NAU is involved in a number of Flagstaff Festival of Science events beyond Mountain Science & Engineering Day:

  • The newly remodeled NAU Campus Observatory will be open for public viewing and will feature its new 20-inch telescope from 7:30 to 10 p.m. Sept. 26, 27, 28 and Oct. 3, 4 and 5.
  • NAU is a sponsor of the Night Visions III exhibit at Coconino Center for Arts, celebrating Flagstaff’s 50th anniversary of the world’s first international Dark Skies City, which opens with a reception from 6 to 8 p.m. Sept. 27.

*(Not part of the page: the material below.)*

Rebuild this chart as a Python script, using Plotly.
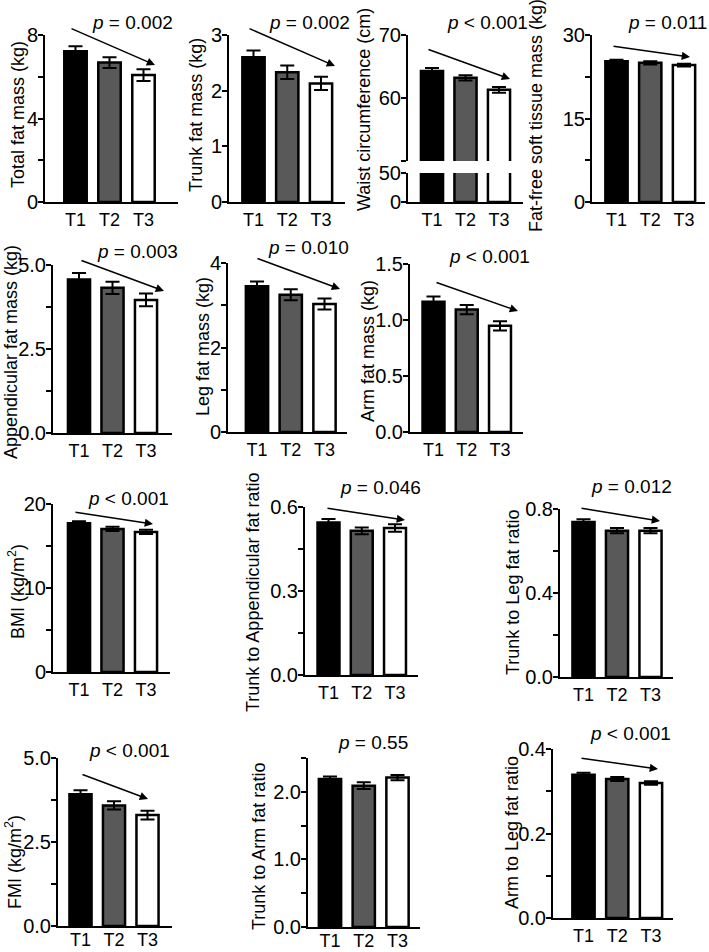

  • Judy Springer, a research specialist in NAU’s Ecological Restoration Institute, will discuss “Creating Moon Gardens for Mystical Nighttime Enjoyment” at 4 p.m. Sept. 28 at Coconino Center for the Arts.
  • David Brumbaugh, a professor of geology at NAU, will discuss “Earthquakes: From Quaklets to Megakillers” at 7 p.m. Sept. 29 at the Museum of Northern Arizona.
  • Sylvester Allred, a lecturer in biological sciences, will discuss tassel-eared squirrels at 4 p.m. Sept. 30 at Lowell Observatory.
  • NAU will show a new PBS film, Hot Spots, about places in the world where animals are on the verge of extinction. Scheduled for release in 2009, the film airs at 7 p.m. Oct. 3 in the Cline Library Assembly Hall and will be introduced by director Michael Tobias and Con Slobodchikoff, a professor in biological sciences at NAU, who will discuss the need for the global and local conservation of prairie dogs.
  • J. Judson Wynne, an NAU graduate student, will present “Caves on Earth and Mars: The Search for Life” at 4 p.m. Oct. 4 at Lowell Observatory.
  • Bee Valvo, from Cline Library Special Collections and Archives, will discuss “The 1917-1918 Flu Epidemic in Flagstaff” at 7 p.m. Oct. 4 at Riordan Mansion State Historic Park.